Crick and Watson published their landmark paper on the structure of DNA in 1953 and it gave rise to an entirely new dimension in the field of science. DNA or deoxyribonucleic acid has got many facets and to understand them is very crucial for scientists and researchers. One of the facets is the antiparallel arrangement of DNA strands. Antiparallel means the two DNA strands are arranged in the opposite direction.

A single DNA strand has two ends – one end has 5’-OH group - which is where a free phosphate group is attached to deoxyribose sugar. At the other end there is a 3’-OH group which is where a free hydroxyl group is attached to a deoxyribose sugar. The DNA chains are so arranged that you can never have two 5’ (five prime) or 3’ (three prime) at one end. This arrangement is called antiparallel, the strands run in opposite directions to each other.

In the case of circular DNA strands, which are mostly found in bacteria or viruses – though the structure is circular, there occurs some kind of polarity in the individual strand. When looking at how the DNA structure is written up in text books you’ll note that on the left the strand runs in the 5’ – 3’ direction and the right side strand runs in the 3’ – 5’ direction.

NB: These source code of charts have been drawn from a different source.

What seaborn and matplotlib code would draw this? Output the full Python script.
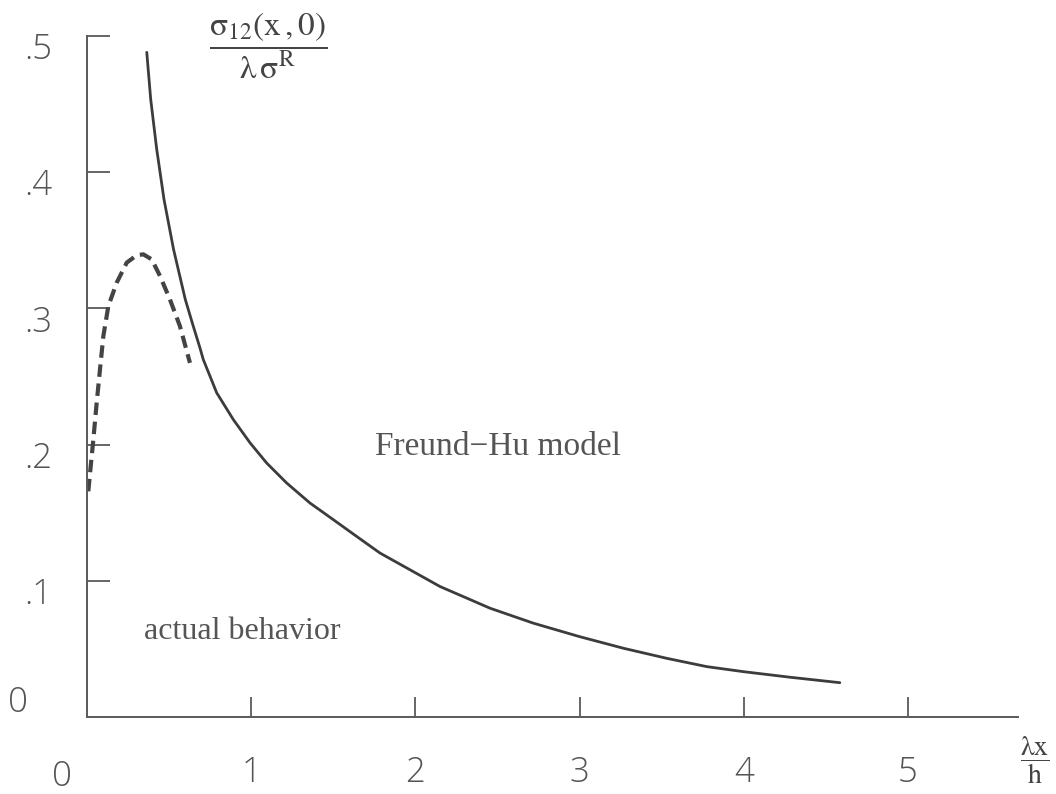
import matplotlib
matplotlib.use("Agg")
import matplotlib.pyplot as plt
import matplotlib.transforms as mtransforms
import seaborn as sns
import pandas as pd

# ---- data ----
model_x = [0.364, 0.388, 0.4245, 0.469, 0.527, 0.5986, 0.647, 0.688, 0.708, 0.790,
           0.891, 0.993, 1.094, 1.216, 1.358, 1.500, 1.642, 1.784, 1.967, 2.150,
           2.454, 2.718, 3.0, 3.266, 3.530, 3.774, 3.997, 4.281, 4.585]
model_y = [0.488, 0.4535, 0.4169, 0.380, 0.3434, 0.3066, 0.287, 0.271, 0.2625, 0.2380,
           0.2184, 0.2013, 0.1865, 0.1718, 0.1571, 0.1449, 0.1326, 0.1204, 0.1081, 0.0958,
           0.0799, 0.0689, 0.0590, 0.0505, 0.0431, 0.0370, 0.0333, 0.0292, 0.0252]

actual_x = [0.008, 0.0225, 0.0386, 0.059, 0.079, 0.0995, 0.130, 0.181, 0.242, 0.3025,
            0.343, 0.394, 0.4446, 0.505, 0.566, 0.627]
actual_y = [0.1657, 0.184, 0.2037, 0.2307, 0.2551, 0.2796, 0.3017, 0.3189, 0.3336, 0.339,
            0.3397, 0.336, 0.3238, 0.3066, 0.287, 0.260]

x_ticks = [1, 2, 3, 4, 5]
x_tick_labels = ["1", "2", "3", "4", "5"]
y_ticks = [0.1, 0.2, 0.3, 0.4, 0.5]
y_tick_labels = [".1", ".2", ".3", ".4", ".5"]

label_model = "Freund\u2212Hu model"
label_actual = "actual behavior"

sns.set_theme(style="white")
plt.rcParams["mathtext.fontset"] = "stix"

ink = "#3c3c3c"
axis_col = "#5a5a5a"
num_col = "#555555"
num_font = ["Open Sans", "DejaVu Sans"]
num_weight = "light"
num_size = 25

fig = plt.figure(figsize=(10.56, 7.94), dpi=100)
ax = fig.add_axes([87 / 1056, 77 / 794, (1018 - 87) / 1056, (717 - 36) / 794])

df_model = pd.DataFrame({"x": model_x, "y": model_y})
df_actual = pd.DataFrame({"x": actual_x, "y": actual_y})

sns.lineplot(data=df_model, x="x", y="y", ax=ax, color=ink, lw=2.0,
             sort=False, estimator=None)
sns.lineplot(data=df_actual, x="x", y="y", ax=ax, color="#444444", lw=3.0,
             sort=False, estimator=None, linestyle=(0, (3.0, 1.6)))

ax.set_xlim(0, (1018 - 87) / 164.2)
ax.set_ylim(0, 0.5)

for s in ["top", "right"]:
    ax.spines[s].set_visible(False)
for s in ["left", "bottom"]:
    ax.spines[s].set_color(axis_col)
    ax.spines[s].set_linewidth(1.4)

ax.set_xticks(x_ticks)
ax.set_xticklabels(x_tick_labels)
ax.set_yticks(y_ticks)
ax.set_yticklabels(y_tick_labels)
ax.tick_params(axis="x", bottom=True, direction="in", length=14.4, width=1.3,
               color=axis_col, pad=28, labelsize=num_size, labelcolor=num_col)
ax.tick_params(axis="y", left=True, direction="in", length=16.5, width=1.3,
               color=axis_col, pad=25, labelsize=num_size, labelcolor=num_col)
for lab in ax.get_xticklabels() + ax.get_yticklabels():
    lab.set_family(num_font)
    lab.set_fontweight(num_weight)
# y tick labels sit slightly below their ticks in the reference
off = mtransforms.ScaledTranslation(0, -10 / 100, fig.dpi_scale_trans)
for lab in ax.get_yticklabels():
    lab.set_transform(lab.get_transform() + off)

ax.set_xlabel("")
ax.set_ylabel("")

# the two "0" labels
fig.text(18 / 1056, 1 - 703 / 794, "0", ha="center", va="center", fontsize=num_size,
         color=num_col, family=num_font, fontweight=num_weight)
fig.text(62 / 1056, 1 - 777 / 794, "0", ha="center", va="center", fontsize=num_size,
         color=num_col, family=num_font, fontweight=num_weight)

# axis titles as fractions
fig.text(268 / 1056, 1 - 46 / 794,
         r"$\dfrac{\mathrm{\sigma}_{12}(\mathrm{x}\,,0)}{\mathrm{\lambda}\,\mathrm{\sigma}^{\mathrm{R}}}$",
         ha="center", va="center", fontsize=24, color="#444444")
fig.text(1035 / 1056, 1 - 760 / 794,
         r"$\dfrac{\mathrm{\lambda x}}{\mathrm{h}}$",
         ha="center", va="center", fontsize=20, color="#444444")

# annotations
ax.text(1.756, 0.1985, label_model, fontsize=24, family="Liberation Serif",
        color="#555555", ha="left", va="center")
ax.text(0.35, 0.063, label_actual, fontsize=23, family="Liberation Serif",
        color="#555555", ha="left", va="center")

fig.savefig("out.png", dpi=100, facecolor="white")
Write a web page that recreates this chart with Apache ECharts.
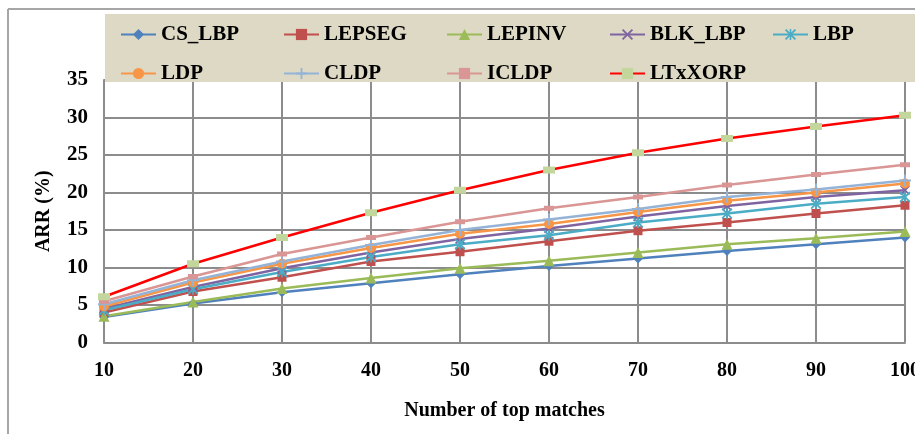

In addition, there are certain conventions while writing down the base sequence of DNA. It is usual to represent a polynucleotide structure by simply writing the bases of component nucleotides. It is not always necessary to write both strands – you can write one strand only, as the complementary sequence is automatically specified. So, in most the cases, the structure of a gene is represented by a single base sequence. Conventionally, you need to specify the 5’ end to the left hand side and 3’ end to the right hand side of the sequence.

5’ CATAGA 3’

3’ GTATCT 5’